#### [Directions for this task]
Exactly as written, quote every line that follows, skipping the images.
[begin Stored data]
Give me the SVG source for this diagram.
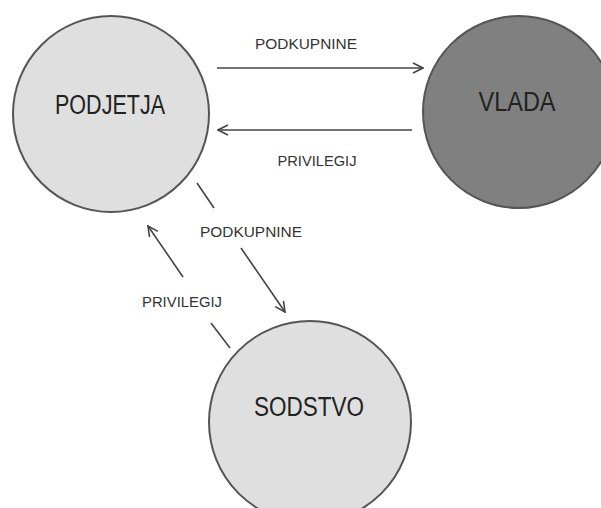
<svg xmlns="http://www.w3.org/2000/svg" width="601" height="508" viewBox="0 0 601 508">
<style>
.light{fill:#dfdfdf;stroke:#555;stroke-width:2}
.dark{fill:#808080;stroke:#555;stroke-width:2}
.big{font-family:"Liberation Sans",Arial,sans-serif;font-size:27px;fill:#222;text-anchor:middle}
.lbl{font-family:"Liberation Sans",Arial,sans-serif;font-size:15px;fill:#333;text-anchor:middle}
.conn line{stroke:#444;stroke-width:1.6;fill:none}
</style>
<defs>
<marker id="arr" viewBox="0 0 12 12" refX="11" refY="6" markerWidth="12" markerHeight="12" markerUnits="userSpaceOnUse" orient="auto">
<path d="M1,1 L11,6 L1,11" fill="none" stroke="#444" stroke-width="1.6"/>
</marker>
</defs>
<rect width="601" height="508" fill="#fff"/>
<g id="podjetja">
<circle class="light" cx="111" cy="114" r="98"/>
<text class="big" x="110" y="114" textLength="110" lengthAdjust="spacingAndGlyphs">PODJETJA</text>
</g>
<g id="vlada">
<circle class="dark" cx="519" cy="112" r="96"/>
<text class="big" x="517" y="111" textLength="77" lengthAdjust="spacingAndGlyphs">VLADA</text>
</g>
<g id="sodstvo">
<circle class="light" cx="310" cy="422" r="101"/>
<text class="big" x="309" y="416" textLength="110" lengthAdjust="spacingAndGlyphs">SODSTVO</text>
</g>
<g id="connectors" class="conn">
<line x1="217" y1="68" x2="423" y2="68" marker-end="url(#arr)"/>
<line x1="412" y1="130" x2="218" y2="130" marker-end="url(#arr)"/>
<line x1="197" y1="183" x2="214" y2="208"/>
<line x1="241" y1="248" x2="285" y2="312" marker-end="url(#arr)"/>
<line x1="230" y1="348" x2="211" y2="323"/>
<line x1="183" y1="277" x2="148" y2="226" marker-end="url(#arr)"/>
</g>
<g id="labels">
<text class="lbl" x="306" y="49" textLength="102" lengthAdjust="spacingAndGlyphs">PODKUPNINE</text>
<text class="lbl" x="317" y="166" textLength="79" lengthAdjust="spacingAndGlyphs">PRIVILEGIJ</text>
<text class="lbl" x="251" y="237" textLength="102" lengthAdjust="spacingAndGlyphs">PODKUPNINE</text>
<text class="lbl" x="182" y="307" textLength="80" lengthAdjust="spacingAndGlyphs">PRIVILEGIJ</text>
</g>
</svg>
[end Stored data]
#### [Task result]
Give me the SVG source for this diagram.
<svg xmlns="http://www.w3.org/2000/svg" width="601" height="508" viewBox="0 0 601 508">
<style>
.light{fill:#dfdfdf;stroke:#555;stroke-width:2}
.dark{fill:#808080;stroke:#555;stroke-width:2}
.big{font-family:"Liberation Sans",Arial,sans-serif;font-size:27px;fill:#222;text-anchor:middle}
.lbl{font-family:"Liberation Sans",Arial,sans-serif;font-size:15px;fill:#333;text-anchor:middle}
.conn line{stroke:#444;stroke-width:1.6;fill:none}
</style>
<defs>
<marker id="arr" viewBox="0 0 12 12" refX="11" refY="6" markerWidth="12" markerHeight="12" markerUnits="userSpaceOnUse" orient="auto">
<path d="M1,1 L11,6 L1,11" fill="none" stroke="#444" stroke-width="1.6"/>
</marker>
</defs>
<rect width="601" height="508" fill="#fff"/>
<g id="podjetja">
<circle class="light" cx="111" cy="114" r="98"/>
<text class="big" x="110" y="114" textLength="110" lengthAdjust="spacingAndGlyphs">PODJETJA</text>
</g>
<g id="vlada">
<circle class="dark" cx="519" cy="112" r="96"/>
<text class="big" x="517" y="111" textLength="77" lengthAdjust="spacingAndGlyphs">VLADA</text>
</g>
<g id="sodstvo">
<circle class="light" cx="310" cy="422" r="101"/>
<text class="big" x="309" y="416" textLength="110" lengthAdjust="spacingAndGlyphs">SODSTVO</text>
</g>
<g id="connectors" class="conn">
<line x1="217" y1="68" x2="423" y2="68" marker-end="url(#arr)"/>
<line x1="412" y1="130" x2="218" y2="130" marker-end="url(#arr)"/>
<line x1="197" y1="183" x2="214" y2="208"/>
<line x1="241" y1="248" x2="285" y2="312" marker-end="url(#arr)"/>
<line x1="230" y1="348" x2="211" y2="323"/>
<line x1="183" y1="277" x2="148" y2="226" marker-end="url(#arr)"/>
</g>
<g id="labels">
<text class="lbl" x="306" y="49" textLength="102" lengthAdjust="spacingAndGlyphs">PODKUPNINE</text>
<text class="lbl" x="317" y="166" textLength="79" lengthAdjust="spacingAndGlyphs">PRIVILEGIJ</text>
<text class="lbl" x="251" y="237" textLength="102" lengthAdjust="spacingAndGlyphs">PODKUPNINE</text>
<text class="lbl" x="182" y="307" textLength="80" lengthAdjust="spacingAndGlyphs">PRIVILEGIJ</text>
</g>
</svg>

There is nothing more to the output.